Automating Buybacks

mmm, wait, how is “once a week” different from “weekly cycle”? I am not sure I understand this sentence correctly.

I like the random element, I am sure it must be somewhere embedded in the price calculation. The price frequency is a good proposal : everybody knows the algorithm, but no-one knows the execution time.

Can we please dig deeper into this?

We need a definition of cycle . Since buybacks are designed to start the cycle at low price and increase it at the end of it, it can be caracterized by : a) a total cycle length b)an initial price c)a final price d)a final time at which orders at not placed e) a pointer to the next cycle being f) price increments in % g)how often increment the price …
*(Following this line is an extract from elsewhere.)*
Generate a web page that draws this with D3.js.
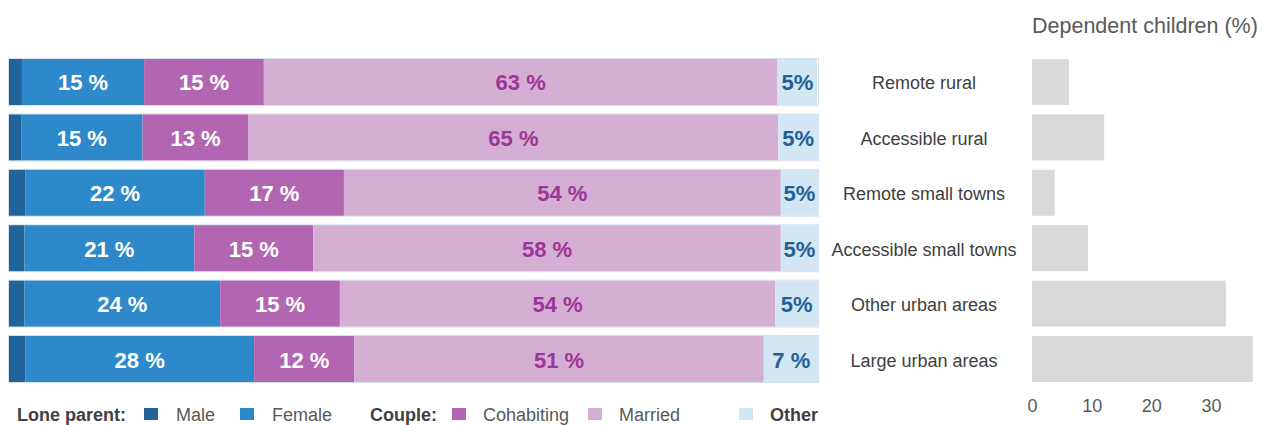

At each cycle beginnings we may or maynot randomise all or some of these variables. They should all have a lower and upper bound.

(parenthesis : See? not so straighforward as you guys make it sound . )

if we go with quasi random-length cycles should we replace “Sunday, 23:59 PM UTC,” with , “at some unknown point during the weekend” ?

Let’s, for the sake of convenience that walls are placed mon to thursday (like now)… This means basically that during the weekend the price is free to do whatever it wants (and also be manipulated, like it is being manipulated now?) .

Then you suggest to compute the Initial Price using the “Moving average 12 hours” ? Something is not exact here : 1) if its computed once, it cannot be a moving average, it’s an average. 2) if, it’s an average, do you suggest to make it weighted by volume? How often should volume and price be sampled?

right!

Why do you think it won’t last? Maybe you can say “you don’t know how long it will last” .

Good point

let’s keep this ball rolling please

How about:
ICP is a 72 hour average of Friday through Sunday. Orders are placed the first Monday between 75% and 65% parametrically (the randomness is unneccesary in my opinion. Just do a first come first serve thing.) If every order is eaten on Monday, subtract 5% from the price feed for all of next week. On Thursday, it’ll be 95%-105% based on a 24-hour average. On Friday it should successively put up orders starting at 100% and going up to 150% (you can put some randomness here, maybe make the 150% fuzzy with ±5%). At 150%, cancel all orders and wait till Monday.

Could you please make some example with detailed pricing pre-cycle, during cycle in both scenarios (orders getting and not getting consumed during early days of the cycle) ?

ICP (72 hour average): $1. Funds: $100
Monday:
$33 at $0.65, $34 at $0.7, $33 at $0.75
Tuesday (24 hour average, assume it’s still $1):
$33 at $0.75, $34 at $0.8, $33 at $0.85
Wednesday ($1):
$33 at $0.85, $34 at $0.9, $33 at $0.95
Thursday ($1):
$33 at $0.95, $34 at $1, $33 at $1.05
Friday ($1):
$10 at $1.00, $1.05, $1.1, etc. until $1.5 (prices fuzzed with ±%1 so you might have $1.06 instead of $1.05). Place them every hour (fuzz by 10 minutes). If an order gets eaten at say $1.1, don’t go to $1.15, do $1.1 again. Then, if the funds run out, end the buybacks and delete all orders.

If people sell all funds on monday, the next week everything will be the same, except all prices are lowered by %5, so the ICP for the next week is $0.95 instead of $1. Then, if they are all bought again, the ICP lowers another 5%.

What if we put up an “opposite” ask order of NSR? Say if buyback places a bid at 70% market price, then there should be an ask order of comparable size at 130%. In the end there should be nearly matching ask and bid orders near 100% market price. If the buy wall isn’t consumed by Friday we do something else, such as lifingt the sell wall do open-market purchase. This way it’s probably easier to buy at the “actual” price that people are willing to sell NSR, resisting upward manipulation that occurs during buyback.

that something powerful on an hypotethical NSR/NBT pair

Fundamentally we don’t know the ‘actual’ price. Setting the buy wall could cause Nu to sell under the ‘actual’ price.